Plus loin dans le texte, l’OFJ ajoutait que cette «liaison» constituait «à n’en point douter, un cas limite». Voilà sur quoi se base notamment Pierre Chiffelle pour justifier la menace du recours. Quoi qu’il en soit et le temps pressant avant le 19 mai, la bataille s’annonce féroce, car les partisans de la réforme pourraient eux aussi se baser sur les arguments de l’OFJ pour défendre leur point de vue, à l’image du conseiller fédéral Ueli Maurer: «L’Office fédéral de la justice a estimé que l’unité de la matière n’était pas lésée», avait lancé le président de la Confédération, chargé des Finances, au moment du lancement de la campagne en février 2019.

Contre ce «nouveau combat» de la gauche, le texte souligne aussi qu'«il faut tenir compte du fait que les projets de loi résultent souvent de la recherche d’un compromis politiquement viable et que cette fonction spécifique du législateur doit peser dans la balance», en mère de toutes les vertus de la démocratie à l’helvétique. En cas de oui, le recours devra être déposé au plus tard trois jours après la publication des résultats dans la Feuille des avis officiels auprès du gouvernement cantonal vaudois. Celui-ci aura ensuite dix jours pour trancher, puis les recourants pourront saisir le Tribunal fédéral, note la RTS.

«La carpe et le lapin», pour Jacques Pilet

«La carpe et le lapin, comme dit le parler populaire»… et comme l’écrivait Jacques Pilet sur le site Bonpourlatete.com le 1er mai dernier: «Pour les initiatives, il existe une règle: l’unité de la matière, pas d’embrouillamini, un sujet à la fois. La droite et la gauche se moquent de ce principe. Toutes occupées à célébrer leur entente. Bizarre.» Mais pas de quoi émouvoir la presse alémanique, qui se contente de reprendre poliment la dépêche traduite en allemand de l’ATS. C’est plutôt sur Facebook que se mène la lutte pour couler le projet, et les socialistes en général n’y prennent pas la même voie que ceux qui se trouvent sur leur aile gauche. Mais il y a plusieurs exceptions, en témoigne une opinion publiée dans La Liberté.

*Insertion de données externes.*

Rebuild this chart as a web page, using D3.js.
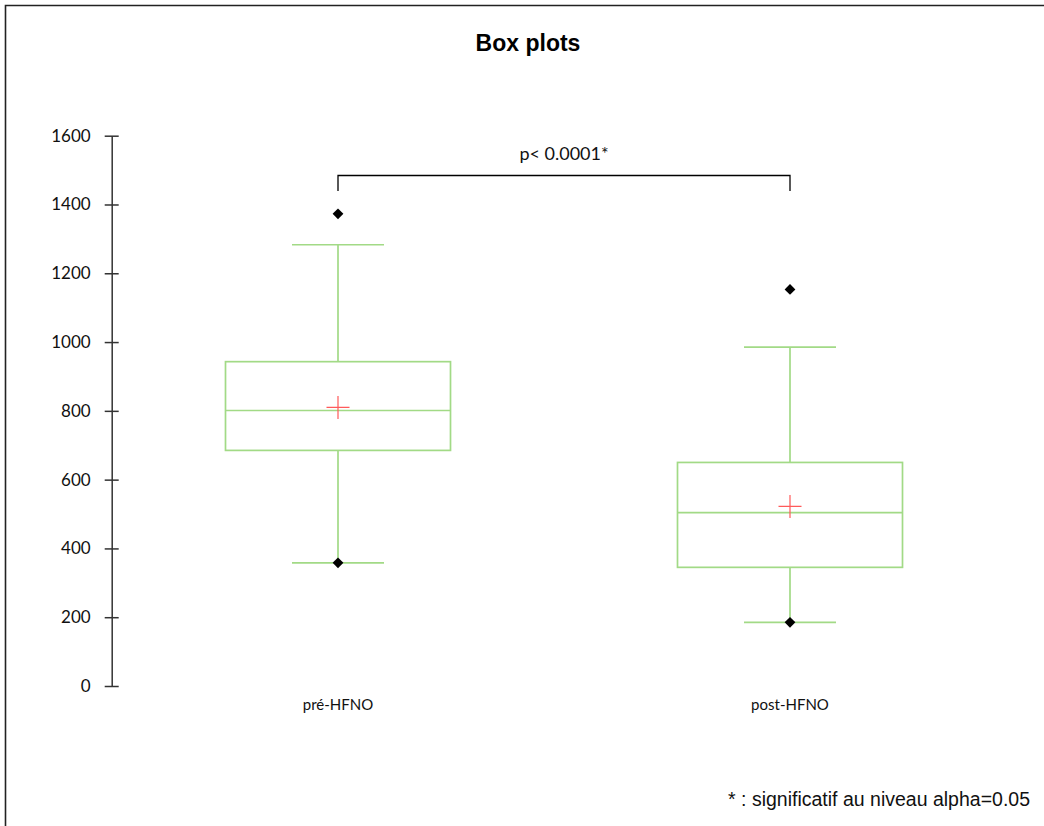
<!DOCTYPE html>
<html>
<head>
<meta charset="utf-8">
<script src="https://d3js.org/d3.v7.min.js"></script>
<style>
  body { margin: 0; background: #fff; }
  svg { display: block; }
</style>
</head>
<body>
<script>
// values
var categories = ["pré-HFNO", "post-HFNO"];
var q1 = [685, 345];
var medians = [801, 504];
var q3 = [943, 650];
var whiskerLow = [358, 185];
var whiskerHigh = [1283, 985];
var means = [810, 522];
var minima = [358, 185];
var maxima = [1373, 1153];
var yTicks = [0, 200, 400, 600, 800, 1000, 1200, 1400, 1600];
var pLabel = "p< 0.0001*";

var W = 1044, H = 826;
var green = "#a2da86", red = "#ff5a5a";

var svg = d3.select("body").append("svg")
    .attr("width", W)
    .attr("height", H);

// frame (top + left edge)
svg.append("path")
    .attr("d", "M5.5," + H + "V5.5H" + W)
    .attr("fill", "none")
    .attr("stroke", "#222")
    .attr("stroke-width", 1.6);

svg.append("text")
    .attr("x", 528).attr("y", 51)
    .attr("text-anchor", "middle")
    .style("font-family", "'Liberation Sans', Arial, sans-serif")
    .style("font-weight", "bold")
    .style("font-size", "23px")
    .text("Box plots");

var y = d3.scaleLinear().domain([0, 1600]).range([686, 135.7]);
var x = d3.scaleBand().domain(categories).range([112, 1016]).padding(0);
var cx = d => x(d) + x.bandwidth() / 2;

// y axis
var yAxis = svg.append("g")
    .attr("transform", "translate(111.7,0)")
    .call(d3.axisLeft(y).tickValues(yTicks).tickSize(7).tickSizeOuter(0).tickPadding(14).tickFormat(d3.format("d")));
yAxis.select(".domain").attr("stroke", "#333").attr("stroke-width", 1.5);
yAxis.selectAll(".tick line").attr("x1", 7).attr("stroke", "#333").attr("stroke-width", 1.5);
yAxis.selectAll(".tick text")
    .attr("fill", "#111")
    .style("font-family", "Lato, 'Open Sans', sans-serif")
    .style("font-size", "17px");

// category labels
svg.selectAll(".cat").data(categories).enter().append("text")
    .attr("class", "cat")
    .attr("x", d => cx(d))
    .attr("y", 710)
    .attr("text-anchor", "middle")
    .attr("fill", "#111")
    .style("font-family", "Lato, 'Open Sans', sans-serif")
    .style("font-size", "15px")
    .text(d => d);

var boxHalf = 112.5, capHalf = 46, crossHalf = 11.5;

categories.forEach(function(c, i) {
  var g = svg.append("g");
  var m = cx(c);
  // whiskers
  g.append("line").attr("x1", m).attr("x2", m).attr("y1", y(q3[i])).attr("y2", y(whiskerHigh[i]));
  g.append("line").attr("x1", m).attr("x2", m).attr("y1", y(q1[i])).attr("y2", y(whiskerLow[i]));
  g.append("line").attr("x1", m - capHalf).attr("x2", m + capHalf).attr("y1", y(whiskerHigh[i])).attr("y2", y(whiskerHigh[i]));
  g.append("line").attr("x1", m - capHalf).attr("x2", m + capHalf).attr("y1", y(whiskerLow[i])).attr("y2", y(whiskerLow[i]));
  // box
  g.append("rect")
      .attr("x", m - boxHalf).attr("width", boxHalf * 2)
      .attr("y", y(q3[i])).attr("height", y(q1[i]) - y(q3[i]))
      .attr("fill", "none");
  g.append("line").attr("x1", m - boxHalf).attr("x2", m + boxHalf).attr("y1", y(medians[i])).attr("y2", y(medians[i]));
  g.selectAll("line, rect").attr("stroke", green).attr("stroke-width", 1.7);
  // mean cross
  g.append("path")
      .attr("d", "M" + (m - crossHalf) + "," + y(means[i]) + "H" + (m + crossHalf) +
                 "M" + m + "," + (y(means[i]) - crossHalf) + "V" + (y(means[i]) + crossHalf))
      .attr("stroke", red).attr("stroke-width", 1.2).attr("fill", "none");
  // min / max markers
  [minima[i], maxima[i]].forEach(function(v) {
    g.append("path")
        .attr("d", d3.symbol().type(d3.symbolSquare).size(58)())
        .attr("transform", "translate(" + m + "," + y(v) + ") rotate(45)")
        .attr("fill", "#000");
  });
});

// significance bracket
var bTop = 175.5, bBot = 191;
svg.append("path")
    .attr("d", "M" + cx(categories[0]) + "," + bBot + "V" + bTop + "H" + cx(categories[1]) + "V" + bBot)
    .attr("fill", "none")
    .attr("stroke", "#000")
    .attr("stroke-width", 1.3);
svg.append("text")
    .attr("x", (cx(categories[0]) + cx(categories[1])) / 2)
    .attr("y", 160)
    .attr("text-anchor", "middle")
    .attr("fill", "#111")
    .style("font-family", "Lato, 'Open Sans', sans-serif")
    .style("font-size", "18px")
    .text(pLabel);

svg.append("text")
    .attr("x", 1030).attr("y", 806)
    .attr("text-anchor", "end")
    .attr("fill", "#111")
    .style("font-family", "'Liberation Sans', Arial, sans-serif")
    .style("font-size", "19.5px")
    .text("* : significatif au niveau alpha=0.05");
</script>
</body>
</html>
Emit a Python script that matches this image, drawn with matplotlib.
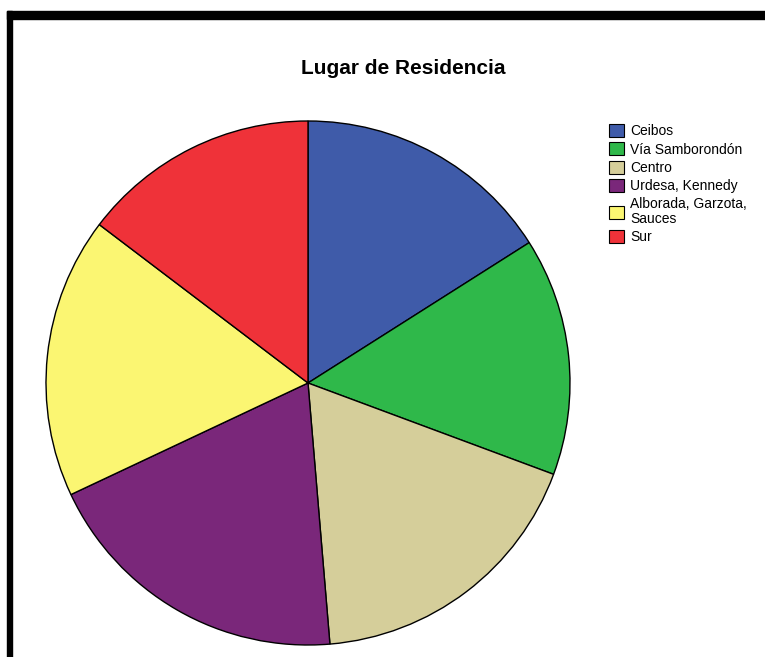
"""Pie chart: Lugar de Residencia (SPSS-style)."""

import matplotlib
matplotlib.use("Agg")
import matplotlib.pyplot as plt
from matplotlib.patches import Patch, Rectangle

plt.rcParams["font.family"] = ["Liberation Sans", "DejaVu Sans"]

CATEGORIES = ["Ceibos", "Vía Samborondón", "Centro", "Urdesa, Kennedy",
              "Alborada, Garzota,\nSauces", "Sur"]
COUNTS = [24, 22, 27, 29, 26, 22]
COLORS = ["#3F5BA9", "#2FB84A", "#D5CE9A", "#7A277A", "#FBF672", "#EF3239"]

W, H, DPI = 765, 657, 100


def main():
    fig = plt.figure(figsize=(W / DPI, H / DPI), dpi=DPI)

    # pie area: centre (308, 383), radius 262 px
    cx, cy, r = 308, 383, 262
    ax = fig.add_axes([(cx - r) / W, (H - cy - r) / H, 2 * r / W, 2 * r / H])
    ax.pie(COUNTS, colors=COLORS, startangle=90, counterclock=False,
           wedgeprops=dict(edgecolor="black", linewidth=1.0))
    ax.set_xlim(-1, 1)
    ax.set_ylim(-1, 1)
    ax.set_aspect("equal")
    ax.axis("off")

    fig.text(403 / W, 1 - 68 / H, "Lugar de Residencia", ha="center",
             va="center", fontsize=15, fontweight="bold")

    handles = [Patch(facecolor=c, edgecolor="black", linewidth=0.8)
               for c in COLORS]
    leg = fig.legend(handles, CATEGORIES, loc="upper left",
                     bbox_to_anchor=(609 / W, 1 - 124 / H), frameon=False,
                     fontsize=10, handlelength=1.05, handleheight=1.05,
                     handletextpad=0.45, labelspacing=0.3, borderaxespad=0,
                     borderpad=0)
    leg.get_texts()[4].set_linespacing(1.05)

    # black frame lines (top and left)
    fig.patches.append(Rectangle((7 / W, 1 - 19 / H), 1, 8 / H,
                                 transform=fig.transFigure, color="black"))
    fig.patches.append(Rectangle((7 / W, 0), 5 / W, 1 - 11 / H,
                                 transform=fig.transFigure, color="black"))

    fig.savefig("out.png", dpi=DPI)
    plt.close(fig)


if __name__ == "__main__":
    main()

Lire aussi le blog de Suzette Sandoz:

Il y a unité de la matière et unité de la matière

Et nos deux articles déjà consacrés à l'avis de droit de l'OFJ:


Car «ce méli-mélo», cette «tuyauterie à la Tinguely» pour DomainePublic.ch, ces «paquets» qui «ne plaisent pas beaucoup aux citoyens» parce qu’ils «doivent alors avaler souvent une couleuvre en plus du remède» (Suzette Sandoz) amènent «un effet d’enfumage», toujours selon Pilet: «Le soulagement des parlementaires d’avoir trouvé une issue est tel qu’ils ne parlent plus du fond des sujets, évoquent les conséquences avec des chiffres flous et s’interrogent le moins possible sur le long terme. A chacun de nous de le faire. Et de se décider en fonction de sa propre vision des enjeux.»

Et le virage vert?

Des enjeux que tous n’évaluent pas de la même manière, ni selon le même angle, reléguant la «sacro-sainte unité de la matière» aux oubliettes – ce n’est pas primordial dans ce cas-là. Ainsi, dans Le Courrier de ce week-end, par exemple, le député écologiste genevois Jean Rossiaud dénonce «l’accentuation des déséquilibres régionaux et internationaux qu’induirait la réforme fiscale des entreprises». Et «la RFFA rate le virage vert», dit-il. A contrario, dans L’Agefi, la directrice de la Chambre vaudoise du commerce et de l’industrie, Claudine Amstein, a loué «un compromis empreint du discernement suisse». Pour elle, dire oui à la RFFA, c’est ainsi «faire confiance au bon sens helvétique, […] car ce projet équilibré permettra de sortir enfin de blocages qui mettent en péril nos rentes et nuisent à notre place économique».